12

I am trying to divide a number by the sum of the result of two if statements. For some reason, R ignores the parentheses around both the if statements after completing the first if statement and does the division on just the first if statement. When adding parentheses around the first if statement, the formula works as expected. Question is: why is that?

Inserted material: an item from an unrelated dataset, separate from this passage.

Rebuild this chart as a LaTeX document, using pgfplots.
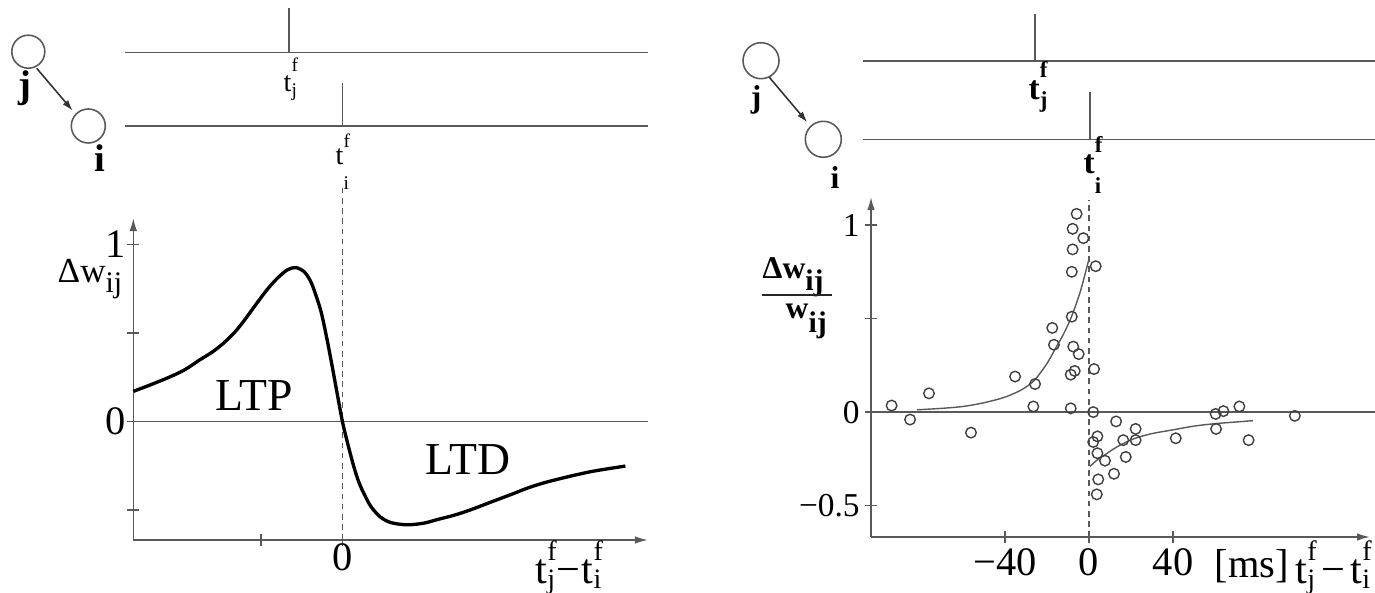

Replacing the if statements with ifelse(y==2,4,1) solves it, as well as the extra parentheses. I am curious why the first test gives me the unexpected result.

x <- 1
y <- 2 
z <- 4

test1 <- z/(if(y==2){4}else{1}+if(x==1){4}else{1})
> print(test1)

[1] 1

test2 <- z/((if(y==2){4}else{1})+if(x==1){4}else{1})
> print(test2)

[1] 0.5

I would expect the outcome of test1 and test2 both to be 0.5

  • 5
    In test1, it will never go beyond first if because that condition (y == 2) is met. In test2, it is treated as a separate block. – d.b Aug 16 '19 at 15:47
  • 4
    I've been using R for ten years. I would not have predicted this. – Hugh Aug 16 '19 at 15:57
  • don't replace with ifelse(y==2,4,1), you can replace with 'if'(y==2,4,1) if you must – Moody_Mudskipper Aug 19 '19 at 15:11
7

An excellent question. From the R Language Definition:

Computation in R consists of sequentially evaluating statements. Statements, such as x<-1:10 or mean(y), can be separated by either a semi-colon or a new line.

Further, under if:

The if/else statement conditionally evaluates two statements. There is a condition which is evaluated and if the value is TRUE then the first statement is evaluated; otherwise the second statement will be evaluated. The if/else statement returns, as its value, the value of the statement that was selected. The formal syntax is

if ( statement1 )
    statement2
else
    statement3

The issue you encountered is that {1}+if(x==1){4}else{1} is a valid statement so R interprets this as statement3. In other words, from else, anything (within the block) up until a newline or a semicolon is only encountered when the if statement is FALSE.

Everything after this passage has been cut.